Taffanel also revamped the required repertoire for his Conservatory students. Beginning in 1894, he replaced much of the 19th-century music his student Louis Fleury called "idle twittering" with works by Johann Sebastian Bach and other composers of the 18th century. Until then, French musicians (save for a handful of organists) had ignored the Bach revival that had swept England, Germany and Austria. Alfredo Casella, who had studied Bach in Italy before coming to Paris, noted that none of his classmates at the Conservatoire knew that composer's music.

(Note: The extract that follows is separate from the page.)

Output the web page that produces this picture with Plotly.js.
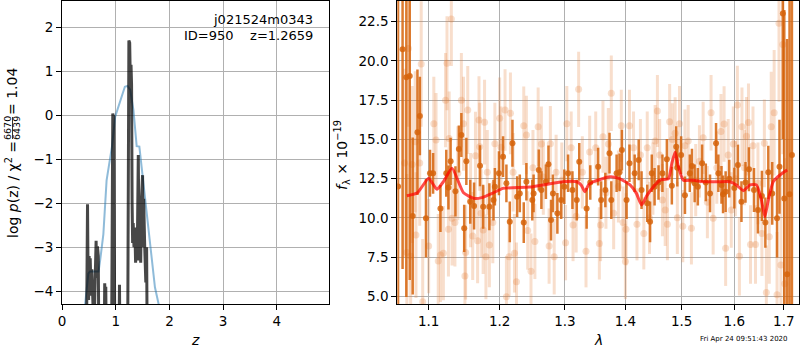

Taffanel toured widely in Europe. This placed him ahead of his contemporaries in awareness of baroque repertoire. (His tours had included playing Wolfgang Amadeus Mozart|Mozart concertos at the Gewandhaus in Leipzig, a singular honor for a French performer.) Thanks to this awareness, Taffanel's impact on the early music revival in France cannot be overestimated. Louis Fleury writes,
Bach's sonatas, those wonders, long buried in the dust of libraries, awakened to find a real interpreter [in Taffanel]. He was the first, at any rate in France, to find out the meaning of these works, which his colleagues thought dull and badly written for the instrument ... It is a fact, though hardly credible, that down to 1895 Bach sonatas were not taught in the flute class (under Altes) at the conservatoire.
His work sparked and helped fuel a growing interest in France in early music, with editions such as Saint-Saëns' of music by Jean-Philippe Rameau. In 1897, Taffanel also became head of the orchestra class at the Conservatoire.